1. que la sculpture législative des dates de soldes fut basée sur des enquêtes ne posant aucune question précise concernant le maintien de celles-ci ;

2. que, de plus, les enquêtes ne concernaient qu’une infime partie de la population (2000 + 400 commerçants), sans se préoccuper le moins du monde de l’opinion du bénéficiaire des soldes : le citoyen – vous et moi.

En outre, les documents parlementaires attestaient que les commerçants, dans les faits, luttaient clairement contre le maintien de ces périodes obligatoires : ils fraudaient.
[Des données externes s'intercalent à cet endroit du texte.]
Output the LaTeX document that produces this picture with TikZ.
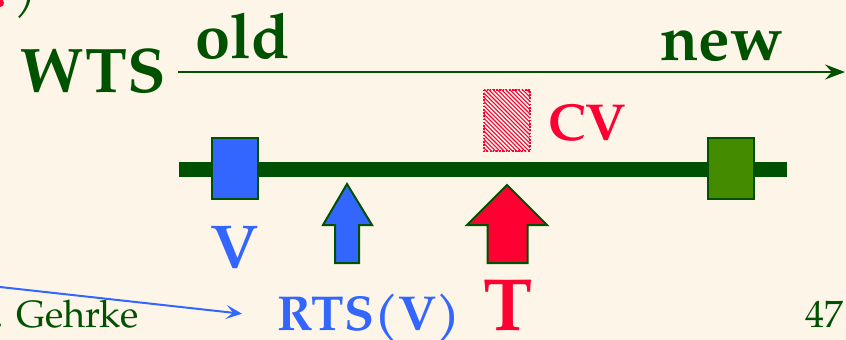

« Les chiffres des contrôles effectués sont parlant :

- en été 1992 ± 4.500 contrôles ont été effectués, ce qui a mené à :

* 460 procès-verbaux d’avertissement,

* 20 pro-justitia pour infraction de mauvaise foi ;

- en hiver 1992-1993 ± 20.990 contrôles ont été effectués, ce qui a mené à :

* 1380 mises en ordre immédiates après le contrôle,

* 345 procès-verbaux d’avertissement,

* 23 pro-justitia pour infraction de mauvaise foi ;

- en été 1993, 27.500 contrôles ont été effectués, ce qui a mené à :

* 2.583 mises en ordre immédiates,

* 492 procès-verbaux d’avertissement,

* 129 pro-justitia. »

Bref, nous pouvons conclure, une fois de plus, que l’intervention de l’état en la matière fut basée sur un quiproquo opportun : ignorant la réalité coutumière, le législateur définit quelques pratiques du commerce et aboutit, au final, à une interdiction légale pénalisant tout le monde.

N.B. Sources : Doc. Parl., Sén., Sess. 1968-1969, n° 415 ; M.B. 30.07.1971, p. 9087 ; M.B. 29.08.1991, p. 18712 ; Doc. Parl., Ch., Sess. 1992-1993, n° 1158 ; M.B. 11.11.1993, p. 24689.